■ **Task requirements**:
Restate, exactly and without pictures, the lines from the start of the listing below through the line holding "0.0, -0.007, -0.026];".

■ **Dataset extract**:
_ _ _ _ _ _ _

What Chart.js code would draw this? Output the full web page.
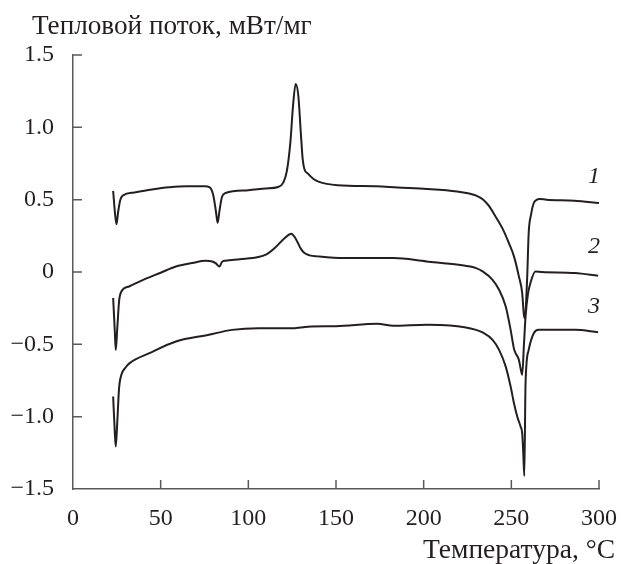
<!DOCTYPE html>
<html>
<head>
<meta charset="utf-8">
<script src="https://cdn.jsdelivr.net/npm/chart.js@4.4.0/dist/chart.umd.min.js"></script>
<style>
    html, body { margin: 0; padding: 0; background: #fff; }
    #wrap { width: 624px; height: 564px; position: relative; }
</style>
</head>
<body>
<div id="wrap"><canvas id="dscChart" width="624" height="564"></canvas></div>
<script>
// curve 1
var temp1 = [22.9, 24.0, 24.8, 25.8, 27.0, 28.6, 35, 45, 55, 65, 75, 78, 80, 81.5, 82.5, 83.5, 85, 87, 100, 110, 117, 120, 122, 124, 125.5, 127, 128.5, 130, 131, 132, 134, 137, 140, 151, 173, 185, 202, 219, 226, 230, 234, 237, 241, 245, 248.6, 251.5, 254.3, 256.2, 257.1, 257.7, 259, 259.9, 261.3, 262.8, 264.6, 266, 270, 286, 300];
var flow1 = [0.56, 0.40, 0.33, 0.42, 0.50, 0.53, 0.55, 0.57, 0.585, 0.592, 0.592, 0.585, 0.53, 0.42, 0.34, 0.42, 0.52, 0.546, 0.565, 0.578, 0.588, 0.62, 0.70, 0.90, 1.15, 1.30, 1.22, 0.95, 0.78, 0.71, 0.68, 0.645, 0.625, 0.60, 0.592, 0.584, 0.574, 0.557, 0.542, 0.528, 0.50, 0.46, 0.384, 0.30, 0.20, 0.108, -0.03, -0.146, -0.29, -0.32, -0.05, 0.27, 0.40, 0.477, 0.50, 0.505, 0.50, 0.493, 0.477];

// curve 2
var temp2 = [22.9, 23.8, 24.4, 25.2, 26.3, 27.6, 32, 40, 50, 58.7, 68, 75.6, 79.4, 81.5, 83.5, 85, 86.9, 95, 105.7, 110, 115.1, 120.8, 124.5, 126.5, 128.3, 130, 132, 135, 139.6, 154.6, 182.8, 201.6, 220, 229.9, 233.6, 239.3, 243, 246.8, 249.6, 251.5, 252.4, 254.3, 255.5, 256.2, 257.2, 258.1, 259.5, 260.9, 263.7, 267.5, 286.3, 299.5];
var flow2 = [-0.18, -0.40, -0.54, -0.40, -0.20, -0.135, -0.10, -0.054, -0.005, 0.038, 0.062, 0.078, 0.073, 0.06, 0.038, 0.07, 0.078, 0.088, 0.103, 0.12, 0.166, 0.235, 0.265, 0.24, 0.20, 0.16, 0.131, 0.115, 0.108, 0.096, 0.096, 0.073, 0.05, 0.027, 0.004, -0.054, -0.123, -0.238, -0.40, -0.53, -0.56, -0.607, -0.68, -0.711, -0.50, -0.31, -0.15, -0.076, 0.004, 0.0, -0.007, -0.026];

// curve 3
var temp3 = [22.9, 23.8, 24.4, 25.2, 26.3, 27.6, 30, 32.3, 43.6, 58.7, 77.5, 90.6, 105.7, 126.4, 135.8, 150, 173.4, 182.8, 201.6, 215, 229.9, 233.6, 239.3, 243, 246.8, 249.6, 251.5, 253.4, 255.3, 256.2, 256.8, 257.4, 258.1, 259.9, 262.8, 265.6, 286.3, 299.5];
var flow3 = [-0.861, -1.10, -1.207, -1.05, -0.80, -0.711, -0.66, -0.630, -0.561, -0.48, -0.434, -0.40, -0.388, -0.388, -0.377, -0.375, -0.358, -0.372, -0.365, -0.37, -0.40, -0.418, -0.469, -0.538, -0.654, -0.792, -0.907, -1.00, -1.069, -1.115, -1.25, -1.41, -0.77, -0.538, -0.423, -0.40, -0.40, -0.416];

var curveLabels = ['1', '2', '3'];
var labelTemp = [300, 300, 300];
var labelFlow = [0.66, 0.175, -0.24];

var xTicks = [0, 50, 100, 150, 200, 250, 300];
var yTicks = [-1.5, -1.0, -0.5, 0, 0.5, 1.0, 1.5];

var yTitle = 'Тепловой поток, мВт/мг';
var xTitle = 'Температура, °C';

var inkColor = '#231f20';
var axisColor = '#5a5a5a';
var serif = "'Liberation Serif', 'Times New Roman', serif";

function toPoints(xs, ys) {
    return xs.map(function (x, i) { return { x: x, y: ys[i] }; });
}

function formatY(v) {
    if (v === 0) return '0';
    return v.toFixed(1).replace('-', '\u2212');
}

// pick a font size so the text spans the given width
function fitFont(ctx, text, width) {
    ctx.font = '20px ' + serif;
    var w = ctx.measureText(text).width;
    return Math.round(20 * width / w * 10) / 10;
}

// ticks point inward, titles sit outside the plot
var decorPlugin = {
    id: 'decor',
    afterDraw: function (chart) {
        var ctx = chart.ctx;
        var xs = chart.scales.x;
        var ys = chart.scales.y;
        var area = chart.chartArea;

        ctx.save();
        ctx.strokeStyle = axisColor;
        ctx.lineWidth = 1.5;
        ctx.beginPath();
        xTicks.forEach(function (t) {
            if (t === 0) return;
            var px = xs.getPixelForValue(t);
            ctx.moveTo(px, area.bottom);
            ctx.lineTo(px, area.bottom - 9);
        });
        yTicks.forEach(function (t) {
            if (t === -1.5) return;
            var py = ys.getPixelForValue(t);
            ctx.moveTo(area.left, py);
            ctx.lineTo(area.left + 9, py);
        });
        ctx.stroke();

        ctx.fillStyle = inkColor;
        ctx.textBaseline = 'alphabetic';
        var ySize = fitFont(ctx, yTitle, 280);
        ctx.font = ySize + 'px ' + serif;
        ctx.textAlign = 'left';
        ctx.fillText(yTitle, 32, 34);
        var xSize = fitFont(ctx, xTitle, 192);
        ctx.font = xSize + 'px ' + serif;
        ctx.textAlign = 'right';
        ctx.fillText(xTitle, 615, 558);

        ctx.font = 'italic 24px ' + serif;
        ctx.textAlign = 'center';
        ctx.textBaseline = 'middle';
        curveLabels.forEach(function (lbl, i) {
            ctx.fillText(lbl, xs.getPixelForValue(labelTemp[i]) - 5, ys.getPixelForValue(labelFlow[i]));
        });
        ctx.restore();
    }
};

function makeSet(xs, ys) {
    return {
        data: toPoints(xs, ys),
        showLine: true,
        borderColor: inkColor,
        borderWidth: 2,
        pointRadius: 0,
        cubicInterpolationMode: 'monotone',
        fill: false
    };
}

var ctx = document.getElementById('dscChart');
var dscChart = new Chart(ctx, {
    type: 'scatter',
    data: {
        datasets: [
            makeSet(temp1, flow1),
            makeSet(temp2, flow2),
            makeSet(temp3, flow3)
        ]
    },
    options: {
        responsive: false,
        animation: false,
        events: [],
        layout: {
            padding: { top: 55, right: 20, bottom: 0, left: 0 }
        },
        plugins: {
            legend: { display: false },
            tooltip: { enabled: false }
        },
        scales: {
            x: {
                type: 'linear',
                min: 0,
                max: 300,
                afterBuildTicks: function (scale) {
                    scale.ticks = xTicks.map(function (v) { return { value: v }; });
                },
                ticks: {
                    color: inkColor,
                    font: { family: serif, size: 24 },
                    padding: 7,
                    maxRotation: 0
                },
                grid: { display: false },
                border: { display: true, color: axisColor, width: 1.5 },
                afterFit: function (scale) { scale.height = 75; }
            },
            y: {
                type: 'linear',
                min: -1.5,
                max: 1.5,
                afterBuildTicks: function (scale) {
                    scale.ticks = yTicks.map(function (v) { return { value: v }; });
                },
                ticks: {
                    color: inkColor,
                    font: { family: serif, size: 24 },
                    padding: 11,
                    callback: function (v) { return formatY(v); }
                },
                grid: { display: false },
                border: { display: true, color: axisColor, width: 1.5 },
                afterFit: function (scale) { scale.width = 73; }
            }
        }
    },
    plugins: [decorPlugin]
});
</script>
</body>
</html>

_ _ _ _ _ _ _

■ **Solution to this task**:
What Chart.js code would draw this? Output the full web page.
<!DOCTYPE html>
<html>
<head>
<meta charset="utf-8">
<script src="https://cdn.jsdelivr.net/npm/chart.js@4.4.0/dist/chart.umd.min.js"></script>
<style>
    html, body { margin: 0; padding: 0; background: #fff; }
    #wrap { width: 624px; height: 564px; position: relative; }
</style>
</head>
<body>
<div id="wrap"><canvas id="dscChart" width="624" height="564"></canvas></div>
<script>
// curve 1
var temp1 = [22.9, 24.0, 24.8, 25.8, 27.0, 28.6, 35, 45, 55, 65, 75, 78, 80, 81.5, 82.5, 83.5, 85, 87, 100, 110, 117, 120, 122, 124, 125.5, 127, 128.5, 130, 131, 132, 134, 137, 140, 151, 173, 185, 202, 219, 226, 230, 234, 237, 241, 245, 248.6, 251.5, 254.3, 256.2, 257.1, 257.7, 259, 259.9, 261.3, 262.8, 264.6, 266, 270, 286, 300];
var flow1 = [0.56, 0.40, 0.33, 0.42, 0.50, 0.53, 0.55, 0.57, 0.585, 0.592, 0.592, 0.585, 0.53, 0.42, 0.34, 0.42, 0.52, 0.546, 0.565, 0.578, 0.588, 0.62, 0.70, 0.90, 1.15, 1.30, 1.22, 0.95, 0.78, 0.71, 0.68, 0.645, 0.625, 0.60, 0.592, 0.584, 0.574, 0.557, 0.542, 0.528, 0.50, 0.46, 0.384, 0.30, 0.20, 0.108, -0.03, -0.146, -0.29, -0.32, -0.05, 0.27, 0.40, 0.477, 0.50, 0.505, 0.50, 0.493, 0.477];

// curve 2
var temp2 = [22.9, 23.8, 24.4, 25.2, 26.3, 27.6, 32, 40, 50, 58.7, 68, 75.6, 79.4, 81.5, 83.5, 85, 86.9, 95, 105.7, 110, 115.1, 120.8, 124.5, 126.5, 128.3, 130, 132, 135, 139.6, 154.6, 182.8, 201.6, 220, 229.9, 233.6, 239.3, 243, 246.8, 249.6, 251.5, 252.4, 254.3, 255.5, 256.2, 257.2, 258.1, 259.5, 260.9, 263.7, 267.5, 286.3, 299.5];
var flow2 = [-0.18, -0.40, -0.54, -0.40, -0.20, -0.135, -0.10, -0.054, -0.005, 0.038, 0.062, 0.078, 0.073, 0.06, 0.038, 0.07, 0.078, 0.088, 0.103, 0.12, 0.166, 0.235, 0.265, 0.24, 0.20, 0.16, 0.131, 0.115, 0.108, 0.096, 0.096, 0.073, 0.05, 0.027, 0.004, -0.054, -0.123, -0.238, -0.40, -0.53, -0.56, -0.607, -0.68, -0.711, -0.50, -0.31, -0.15, -0.076, 0.004, 0.0, -0.007, -0.026];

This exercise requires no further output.